Development of strong and high-barrier food packaging films from cyclic-anhydride modified bacterial cellulose

Abstract

Using non-substituted and long-chain substituted cyclic anhydrides as the esterifying agents and dimethyl sulfoxide as the solvent, high water vapor/oxygen/bacterial resistant, mechanically/thermally strong, and biodegradable bacterial cellulose (BC) films have been fabricated according to a simple, efficient, and low-pollution surface modification protocol. The anhydride loading, reaction time and characterization in terms of the esterification degree, crystallinity, microstructures, transparency, barrier resistance, mechanical and thermal properties of the films, and fruit preservation tests were investigated. Modification with 10 wt% dodecenyl succinic anhydride (DSA) increased the dry tensile strength (TS) of the film to 124 MPa and the wet TS to 81 MPa in 30 min.

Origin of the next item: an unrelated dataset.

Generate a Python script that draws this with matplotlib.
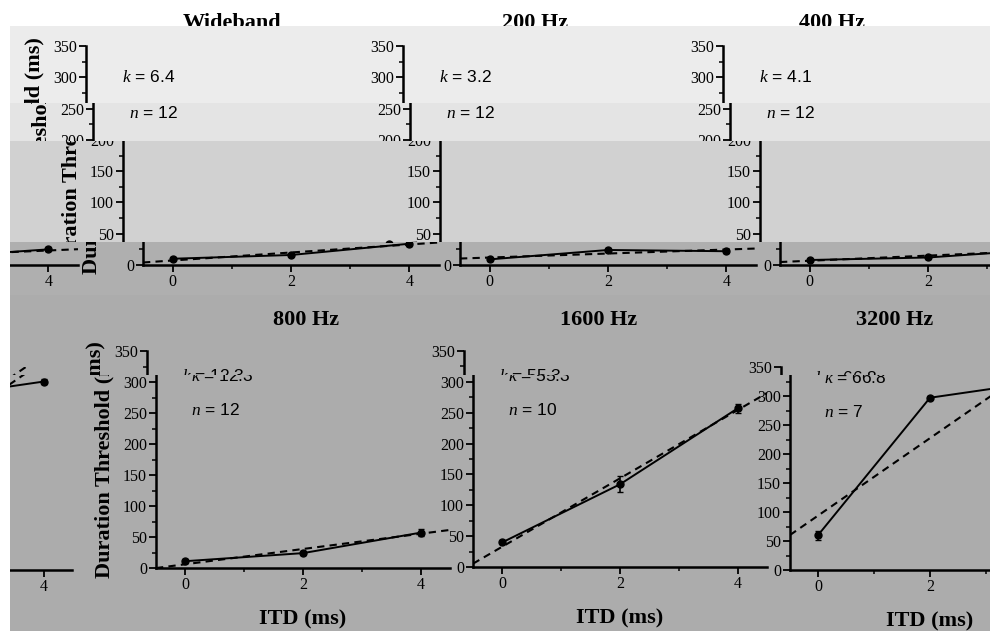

Modification with 10 wt% octadecenyl succinic anhydride (OSA) reduced the water vapor permeability of the film by 84% and yielded the highest antimicrobial effect on the film surface. The film modified with 3 wt% of maleic anhydride (MA) had the strongest oxygen barrier and preserved strawberries most effectively. These films were totally biodegraded in soil within one month and exhibit strong potential to be bio-based and biodegradable food packaging materials.